The applicant was seen by Dr Ian Curtis consultant psychiatrist who has
sworn an affidavit to which is exhibited a copy of his report of the 11th August
2000. He said that the applicant had suffered from a moderately severe
acute stress disorder as a result of the assault. He said this was a nervous
shock in the middle of the moderate range with some continuing mild nervous
problems as a result of trauma. He went on to say that the applicant had
suffered from a displaced fracture of the nose with deforming disturbances of
bone and cartilage such that his left nostril collapsed and his nose was
deviating to the right. Two photographs were attached to the report and Dr
Curtis said that these photographs indicated the lack of bone and
cartilaginous support of the left nostril.
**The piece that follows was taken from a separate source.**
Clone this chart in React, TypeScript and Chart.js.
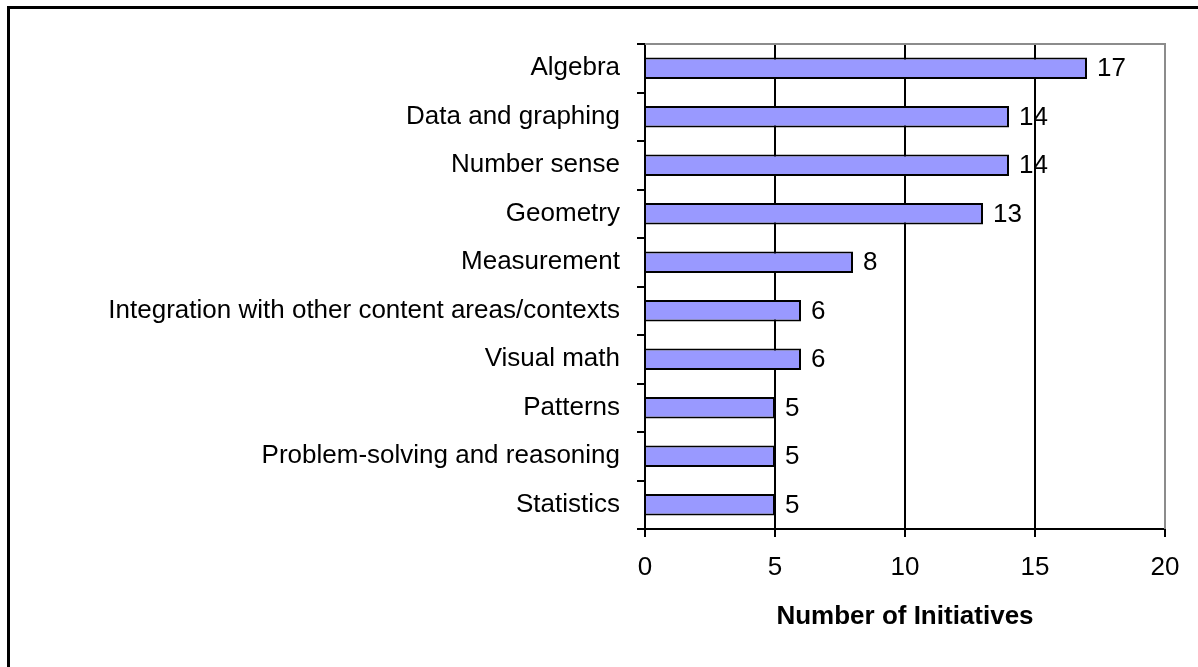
import React, { useEffect, useRef } from "react";
import { Chart, registerables } from "chart.js";

Chart.register(...registerables);

const categories = [
  "Algebra",
  "Data and graphing",
  "Number sense",
  "Geometry",
  "Measurement",
  "Integration with other content areas/contexts",
  "Visual math",
  "Patterns",
  "Problem-solving and reasoning",
  "Statistics",
];
const initiatives = [17, 14, 14, 13, 8, 6, 6, 5, 5, 5];
const xTicks = [0, 5, 10, 15, 20];
const xTitle = "Number of Initiatives";

const FONT = '"Liberation Sans", Arial, sans-serif';

const framePlugin = {
  id: "plotFrame",
  beforeDatasetsDraw(chart: any) {
    const { ctx, chartArea } = chart;
    ctx.save();
    ctx.strokeStyle = "#8c8c8c";
    ctx.lineWidth = 2;
    ctx.beginPath();
    ctx.moveTo(chartArea.left, chartArea.top);
    ctx.lineTo(chartArea.right, chartArea.top);
    ctx.lineTo(chartArea.right, chartArea.bottom);
    ctx.stroke();
    ctx.restore();
  },
};

const valueLabelPlugin = {
  id: "valueLabels",
  afterDatasetsDraw(chart: any) {
    const { ctx } = chart;
    const meta = chart.getDatasetMeta(0);
    const data = chart.data.datasets[0].data;
    ctx.save();
    ctx.font = `26px ${FONT}`;
    ctx.fillStyle = "#000";
    ctx.textAlign = "left";
    ctx.textBaseline = "middle";
    meta.data.forEach((bar: any, i: number) => {
      ctx.fillText(String(data[i]), bar.x + 10, bar.y + 1);
    });
    ctx.restore();
  },
};

export default function App() {
  const ref = useRef<HTMLCanvasElement>(null);

  useEffect(() => {
    if (!ref.current) return;
    const chart = new Chart(ref.current, {
      type: "bar",
      data: {
        labels: categories,
        datasets: [
          {
            data: initiatives,
            backgroundColor: "#9999FF",
            borderColor: "#000",
            borderWidth: 2,
            barPercentage: 0.44,
            categoryPercentage: 1,
          },
        ],
      },
      options: {
        indexAxis: "y",
        responsive: false,
        animation: false,
        devicePixelRatio: 1,
        layout: { padding: { top: 44, right: 33, left: 0, bottom: 0 } },
        plugins: {
          legend: { display: false },
          tooltip: { enabled: false },
        },
        scales: {
          x: {
            type: "linear",
            min: 0,
            max: 20,
            afterBuildTicks: (scale: any) => {
              scale.ticks = xTicks.map((v) => ({ value: v }));
            },
            afterFit: (scale: any) => {
              scale.height = 138;
            },
            ticks: {
              color: "#000",
              font: { family: FONT, size: 26 },
              padding: 15,
              maxRotation: 0,
            },
            grid: {
              color: (c: any) => (c.tick && c.tick.value === 20 ? "#8c8c8c" : "#000"),
              tickColor: "#000",
              lineWidth: 2,
              tickLength: 8,
              drawOnChartArea: true,
            },
            border: { display: true, color: "#000", width: 2 },
            title: {
              display: true,
              text: xTitle,
              color: "#000",
              font: { family: FONT, size: 26, weight: "bold" },
              padding: { top: 0, bottom: 35 },
            },
          },
          y: {
            type: "category",
            afterFit: (scale: any) => {
              scale.width = 645;
            },
            ticks: {
              color: "#000",
              font: { family: FONT, size: 26 },
              padding: 17,
              autoSkip: false,
            },
            grid: {
              offset: true,
              drawOnChartArea: false,
              drawTicks: true,
              tickLength: 8,
              color: "#000",
              lineWidth: 2,
            },
            border: { display: true, color: "#000", width: 2 },
          },
        },
      },
      plugins: [framePlugin, valueLabelPlugin],
    } as any);
    return () => chart.destroy();
  }, []);

  return (
    <div
      style={{
        position: "fixed",
        left: 0,
        top: 0,
        width: 1198,
        height: 667,
        overflow: "hidden",
        background: "#fff",
      }}
    >
      <div
        style={{
          position: "absolute",
          left: 7,
          top: 6,
          width: 1400,
          height: 900,
          border: "3px solid #000",
        }}
      />
      <canvas
        ref={ref}
        width={1198}
        height={667}
        style={{ position: "absolute", left: 0, top: 0, width: 1198, height: 667 }}
      />
    </div>
  );
}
He said that it needed to be
appreciated that when air is sucked through the airway there would be a
tendency for the left nostril to collapse and it was a function of the bone and
cartilaginous supports of the nose to support the nostrils without a collapse
obstructing the airway and also to support an actual flaring and opening up of
the nostrils as a reflex action when more air was needed. Dr Curtis said that
therefore the functional impairment was more significant then the cosmetic
deviation and the visible loss of bulk on the left side of the applicant’s nose. I
accept Dr Curtis’ opinion in relation to nervous shock and with some
reservation in relation to the physical injury to the nose bearing in mind that
although Dr Curtis is a duly qualified medical practitioner his speciality is in
the field of psychiatry rather than as an ear nose and throat specialist.
It seems to me that the applicant’s physical injury falls for assessment under
item 4 of the compensation table in schedule 1 to the Criminal Offence Victims Act 1995 where the range is from 8% to 20% of the scheme
maximum. In my view compensation should be assessed in the middle of
that range at 14% of the scheme maximum or $10,500.
So far as the mental or nervous shock is concerned accepting as I do the
opinion of Dr Curtis this should be assessed under item 32 “mental or
nervous shock (moderate)” for which the range is 10% to 20%. In light of Dr
Curtis’ opinion the compensation should be assessed at 15% of the scheme
maximum or $11,250. The total of the compensation assessed is therefore
$21,750.
Having regard to the statement of the applicant as to the circumstances in
which he was assaulted there is no matter which pursuant to section 25(7)
adversely impacts upon the making of an award of compensation or the
amount of an award in favour of the applicant. I specifically find that there
was no behaviour on the part of the applicant which directly or indirectly
contributed to the injury. I accept that he did not in any way provoke the
respondent at that at all times he was endeavouring to indicate to the
respondent that he was not in any way a threat to him.
In all of the circumstances therefore I order that the respondent pay to the
applicant by way of compensation the sum of $21,750.